WHAT IS ASKED
In the listing below, find the line holding "Recreate this image" and the line holding "from bokeh.resources import INLINE". Write out those two lines and all lines between, exactly, and nothing more.

-- start ITEMS --

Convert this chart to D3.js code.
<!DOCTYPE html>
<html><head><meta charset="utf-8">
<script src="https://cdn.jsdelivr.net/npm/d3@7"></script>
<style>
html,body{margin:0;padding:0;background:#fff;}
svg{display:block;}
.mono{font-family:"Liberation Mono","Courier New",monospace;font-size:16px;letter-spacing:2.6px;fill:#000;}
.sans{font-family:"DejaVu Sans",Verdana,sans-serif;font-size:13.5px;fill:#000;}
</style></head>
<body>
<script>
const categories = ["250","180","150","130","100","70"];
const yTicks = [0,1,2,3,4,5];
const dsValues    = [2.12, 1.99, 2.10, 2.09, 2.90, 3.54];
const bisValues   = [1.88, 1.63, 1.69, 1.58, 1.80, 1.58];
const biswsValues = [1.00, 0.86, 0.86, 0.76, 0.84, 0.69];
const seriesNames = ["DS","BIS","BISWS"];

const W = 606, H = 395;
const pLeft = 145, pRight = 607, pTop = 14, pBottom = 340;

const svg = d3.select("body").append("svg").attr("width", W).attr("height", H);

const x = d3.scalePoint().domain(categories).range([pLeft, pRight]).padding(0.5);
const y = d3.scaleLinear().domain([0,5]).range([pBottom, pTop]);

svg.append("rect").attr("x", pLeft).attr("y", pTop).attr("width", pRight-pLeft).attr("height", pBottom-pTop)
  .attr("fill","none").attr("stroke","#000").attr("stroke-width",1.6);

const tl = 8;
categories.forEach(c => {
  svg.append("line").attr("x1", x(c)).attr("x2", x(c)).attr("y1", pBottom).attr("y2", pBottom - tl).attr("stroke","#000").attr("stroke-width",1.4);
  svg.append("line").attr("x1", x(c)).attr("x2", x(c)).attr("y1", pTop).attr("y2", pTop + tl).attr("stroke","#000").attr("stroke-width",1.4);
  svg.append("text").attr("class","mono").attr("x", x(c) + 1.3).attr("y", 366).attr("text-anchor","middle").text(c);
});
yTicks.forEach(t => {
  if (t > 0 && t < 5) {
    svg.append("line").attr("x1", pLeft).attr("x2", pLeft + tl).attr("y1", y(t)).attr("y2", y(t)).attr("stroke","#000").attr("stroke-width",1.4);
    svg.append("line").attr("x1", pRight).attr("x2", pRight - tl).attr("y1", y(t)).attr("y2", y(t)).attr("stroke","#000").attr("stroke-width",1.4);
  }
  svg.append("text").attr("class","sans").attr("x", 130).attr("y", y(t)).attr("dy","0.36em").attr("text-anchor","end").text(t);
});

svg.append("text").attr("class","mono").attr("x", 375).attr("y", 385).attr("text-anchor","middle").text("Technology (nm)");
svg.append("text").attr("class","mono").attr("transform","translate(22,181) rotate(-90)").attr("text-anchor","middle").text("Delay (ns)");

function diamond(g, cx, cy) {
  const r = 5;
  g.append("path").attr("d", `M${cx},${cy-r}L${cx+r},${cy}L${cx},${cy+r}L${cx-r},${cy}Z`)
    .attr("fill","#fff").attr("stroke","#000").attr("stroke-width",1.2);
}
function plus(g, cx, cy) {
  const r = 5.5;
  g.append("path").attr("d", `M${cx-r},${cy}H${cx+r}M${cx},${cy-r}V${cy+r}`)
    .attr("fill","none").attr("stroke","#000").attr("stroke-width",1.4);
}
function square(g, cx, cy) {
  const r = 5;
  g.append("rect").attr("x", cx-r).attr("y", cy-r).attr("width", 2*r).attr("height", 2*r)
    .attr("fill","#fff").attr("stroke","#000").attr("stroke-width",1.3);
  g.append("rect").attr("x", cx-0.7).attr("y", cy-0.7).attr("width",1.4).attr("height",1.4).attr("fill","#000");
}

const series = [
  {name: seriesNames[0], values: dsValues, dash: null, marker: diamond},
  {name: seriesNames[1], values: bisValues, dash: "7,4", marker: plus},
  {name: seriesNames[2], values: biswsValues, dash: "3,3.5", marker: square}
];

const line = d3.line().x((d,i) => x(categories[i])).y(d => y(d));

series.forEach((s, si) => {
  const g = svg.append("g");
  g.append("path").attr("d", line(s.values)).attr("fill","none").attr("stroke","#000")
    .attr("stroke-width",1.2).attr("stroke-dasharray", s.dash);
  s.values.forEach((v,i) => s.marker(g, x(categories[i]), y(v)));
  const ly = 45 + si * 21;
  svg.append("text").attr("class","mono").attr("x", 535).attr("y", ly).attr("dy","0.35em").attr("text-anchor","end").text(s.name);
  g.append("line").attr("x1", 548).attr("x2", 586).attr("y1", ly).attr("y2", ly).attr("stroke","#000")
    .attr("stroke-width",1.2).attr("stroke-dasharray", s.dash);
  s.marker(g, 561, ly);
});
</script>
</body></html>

-- end ITEMS --
-- start ITEMS --

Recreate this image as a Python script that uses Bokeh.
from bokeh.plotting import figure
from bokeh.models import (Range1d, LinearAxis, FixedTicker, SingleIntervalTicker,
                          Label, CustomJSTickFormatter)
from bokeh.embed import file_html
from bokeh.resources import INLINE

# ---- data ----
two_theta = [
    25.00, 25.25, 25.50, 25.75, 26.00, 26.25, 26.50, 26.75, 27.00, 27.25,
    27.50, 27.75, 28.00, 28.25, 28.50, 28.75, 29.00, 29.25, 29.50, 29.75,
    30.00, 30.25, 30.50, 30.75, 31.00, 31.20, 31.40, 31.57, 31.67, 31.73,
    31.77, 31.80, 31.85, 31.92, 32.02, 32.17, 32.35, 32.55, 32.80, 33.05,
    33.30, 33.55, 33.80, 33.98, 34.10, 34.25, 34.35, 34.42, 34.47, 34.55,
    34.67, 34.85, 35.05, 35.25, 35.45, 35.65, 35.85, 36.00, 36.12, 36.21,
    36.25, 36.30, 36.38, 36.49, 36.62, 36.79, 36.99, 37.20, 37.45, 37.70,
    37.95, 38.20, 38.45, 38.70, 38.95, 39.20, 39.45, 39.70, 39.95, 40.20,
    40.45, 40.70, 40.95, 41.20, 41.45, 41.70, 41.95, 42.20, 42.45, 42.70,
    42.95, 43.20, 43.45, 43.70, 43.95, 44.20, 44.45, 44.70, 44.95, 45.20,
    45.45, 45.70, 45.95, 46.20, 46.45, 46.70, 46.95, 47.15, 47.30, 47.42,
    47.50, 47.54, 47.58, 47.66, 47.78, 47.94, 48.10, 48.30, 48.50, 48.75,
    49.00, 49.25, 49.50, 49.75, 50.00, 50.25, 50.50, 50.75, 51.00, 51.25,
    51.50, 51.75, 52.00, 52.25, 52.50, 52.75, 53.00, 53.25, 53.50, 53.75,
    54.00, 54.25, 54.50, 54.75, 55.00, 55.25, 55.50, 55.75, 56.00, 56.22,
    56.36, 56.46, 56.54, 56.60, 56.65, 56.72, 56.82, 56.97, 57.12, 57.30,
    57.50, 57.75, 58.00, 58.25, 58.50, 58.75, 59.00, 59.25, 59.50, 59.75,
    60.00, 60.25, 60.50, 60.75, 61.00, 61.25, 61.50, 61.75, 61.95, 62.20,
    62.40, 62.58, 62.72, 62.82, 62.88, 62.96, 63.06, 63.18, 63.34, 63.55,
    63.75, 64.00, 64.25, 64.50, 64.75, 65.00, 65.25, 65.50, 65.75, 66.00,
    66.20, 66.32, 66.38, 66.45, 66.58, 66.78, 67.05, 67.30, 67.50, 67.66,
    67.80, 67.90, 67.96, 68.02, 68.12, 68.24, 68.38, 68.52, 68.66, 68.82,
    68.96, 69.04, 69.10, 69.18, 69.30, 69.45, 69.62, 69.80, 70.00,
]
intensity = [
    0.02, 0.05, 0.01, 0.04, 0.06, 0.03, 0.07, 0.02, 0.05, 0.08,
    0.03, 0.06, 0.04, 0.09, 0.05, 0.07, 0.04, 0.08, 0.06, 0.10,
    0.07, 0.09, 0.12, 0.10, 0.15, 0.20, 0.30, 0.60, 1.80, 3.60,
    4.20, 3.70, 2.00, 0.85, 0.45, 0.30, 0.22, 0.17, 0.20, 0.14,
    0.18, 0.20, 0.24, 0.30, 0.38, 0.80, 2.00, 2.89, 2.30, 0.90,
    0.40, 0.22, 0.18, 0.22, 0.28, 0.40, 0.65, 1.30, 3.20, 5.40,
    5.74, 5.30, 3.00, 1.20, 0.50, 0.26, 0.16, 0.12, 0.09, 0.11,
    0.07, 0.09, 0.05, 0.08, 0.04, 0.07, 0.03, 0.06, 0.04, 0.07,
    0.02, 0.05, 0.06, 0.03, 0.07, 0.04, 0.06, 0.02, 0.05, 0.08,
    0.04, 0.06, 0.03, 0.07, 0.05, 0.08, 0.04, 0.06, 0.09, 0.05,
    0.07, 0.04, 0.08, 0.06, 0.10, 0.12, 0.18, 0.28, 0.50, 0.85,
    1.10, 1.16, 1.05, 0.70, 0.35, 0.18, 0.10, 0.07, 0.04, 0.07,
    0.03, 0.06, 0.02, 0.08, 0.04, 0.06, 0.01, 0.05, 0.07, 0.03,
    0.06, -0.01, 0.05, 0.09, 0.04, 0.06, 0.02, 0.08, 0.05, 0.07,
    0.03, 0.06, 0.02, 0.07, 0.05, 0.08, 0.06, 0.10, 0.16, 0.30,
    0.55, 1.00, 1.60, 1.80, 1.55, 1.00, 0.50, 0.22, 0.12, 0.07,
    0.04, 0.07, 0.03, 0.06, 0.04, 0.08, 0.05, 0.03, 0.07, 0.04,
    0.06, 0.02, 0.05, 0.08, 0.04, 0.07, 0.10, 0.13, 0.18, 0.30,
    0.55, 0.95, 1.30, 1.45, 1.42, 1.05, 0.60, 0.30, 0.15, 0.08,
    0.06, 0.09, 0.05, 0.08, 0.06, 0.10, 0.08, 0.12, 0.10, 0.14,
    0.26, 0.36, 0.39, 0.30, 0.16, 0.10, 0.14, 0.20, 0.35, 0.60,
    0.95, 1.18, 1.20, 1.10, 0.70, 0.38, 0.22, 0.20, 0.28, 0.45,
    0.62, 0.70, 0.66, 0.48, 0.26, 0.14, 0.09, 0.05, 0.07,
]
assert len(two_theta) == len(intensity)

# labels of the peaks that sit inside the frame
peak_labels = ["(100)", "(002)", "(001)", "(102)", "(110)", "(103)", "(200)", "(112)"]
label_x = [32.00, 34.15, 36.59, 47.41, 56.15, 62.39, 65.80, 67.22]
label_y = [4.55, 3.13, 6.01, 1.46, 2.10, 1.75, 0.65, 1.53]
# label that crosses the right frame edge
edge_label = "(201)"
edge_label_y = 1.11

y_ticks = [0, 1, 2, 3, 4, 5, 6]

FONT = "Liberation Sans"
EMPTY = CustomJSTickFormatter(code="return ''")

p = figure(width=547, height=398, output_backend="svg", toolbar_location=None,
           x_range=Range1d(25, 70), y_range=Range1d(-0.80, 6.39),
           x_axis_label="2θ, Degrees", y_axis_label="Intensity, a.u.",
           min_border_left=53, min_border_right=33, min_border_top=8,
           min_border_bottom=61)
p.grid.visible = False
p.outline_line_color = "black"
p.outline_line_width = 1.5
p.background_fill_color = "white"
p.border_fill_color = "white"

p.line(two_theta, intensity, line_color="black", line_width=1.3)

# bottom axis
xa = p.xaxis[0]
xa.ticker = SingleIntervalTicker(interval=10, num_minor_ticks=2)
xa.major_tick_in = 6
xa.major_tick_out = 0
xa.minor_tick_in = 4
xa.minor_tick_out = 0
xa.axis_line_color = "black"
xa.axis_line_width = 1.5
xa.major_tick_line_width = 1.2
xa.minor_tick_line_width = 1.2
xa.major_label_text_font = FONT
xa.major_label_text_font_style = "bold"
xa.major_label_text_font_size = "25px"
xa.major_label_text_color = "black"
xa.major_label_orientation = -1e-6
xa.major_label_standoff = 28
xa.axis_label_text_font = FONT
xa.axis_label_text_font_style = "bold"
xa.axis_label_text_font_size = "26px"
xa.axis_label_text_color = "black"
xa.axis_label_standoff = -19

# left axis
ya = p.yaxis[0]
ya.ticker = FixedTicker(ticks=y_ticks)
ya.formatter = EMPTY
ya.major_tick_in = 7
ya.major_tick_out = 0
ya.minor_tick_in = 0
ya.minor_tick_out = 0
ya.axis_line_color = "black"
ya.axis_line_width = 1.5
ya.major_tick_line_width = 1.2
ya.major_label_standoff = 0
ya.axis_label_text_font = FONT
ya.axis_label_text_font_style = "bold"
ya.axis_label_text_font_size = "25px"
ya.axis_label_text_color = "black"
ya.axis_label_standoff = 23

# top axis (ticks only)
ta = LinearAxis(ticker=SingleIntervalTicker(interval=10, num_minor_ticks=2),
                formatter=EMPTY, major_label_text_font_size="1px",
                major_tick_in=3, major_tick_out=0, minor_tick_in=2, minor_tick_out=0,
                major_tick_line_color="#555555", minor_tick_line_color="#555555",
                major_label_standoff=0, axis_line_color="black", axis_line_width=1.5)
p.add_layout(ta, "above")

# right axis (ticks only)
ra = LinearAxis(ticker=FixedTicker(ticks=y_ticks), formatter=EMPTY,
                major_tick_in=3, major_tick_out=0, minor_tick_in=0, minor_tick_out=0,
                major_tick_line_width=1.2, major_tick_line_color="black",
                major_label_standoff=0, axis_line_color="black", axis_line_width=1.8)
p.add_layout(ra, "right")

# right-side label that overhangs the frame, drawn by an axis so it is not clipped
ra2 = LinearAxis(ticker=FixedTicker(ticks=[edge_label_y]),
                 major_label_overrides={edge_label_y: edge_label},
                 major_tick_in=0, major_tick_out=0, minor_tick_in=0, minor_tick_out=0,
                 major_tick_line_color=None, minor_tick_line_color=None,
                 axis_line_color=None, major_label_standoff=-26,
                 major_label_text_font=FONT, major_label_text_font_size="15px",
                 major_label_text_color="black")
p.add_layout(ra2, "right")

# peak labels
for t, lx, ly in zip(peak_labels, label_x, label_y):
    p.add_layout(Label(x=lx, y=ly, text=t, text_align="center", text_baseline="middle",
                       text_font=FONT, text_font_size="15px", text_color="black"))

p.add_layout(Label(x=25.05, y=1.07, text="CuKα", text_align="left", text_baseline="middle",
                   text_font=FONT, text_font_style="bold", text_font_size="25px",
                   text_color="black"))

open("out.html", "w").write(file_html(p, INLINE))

-- end ITEMS --

TASK ANSWER
Recreate this image as a Python script that uses Bokeh.
from bokeh.plotting import figure
from bokeh.models import (Range1d, LinearAxis, FixedTicker, SingleIntervalTicker,
                          Label, CustomJSTickFormatter)
from bokeh.embed import file_html
from bokeh.resources import INLINE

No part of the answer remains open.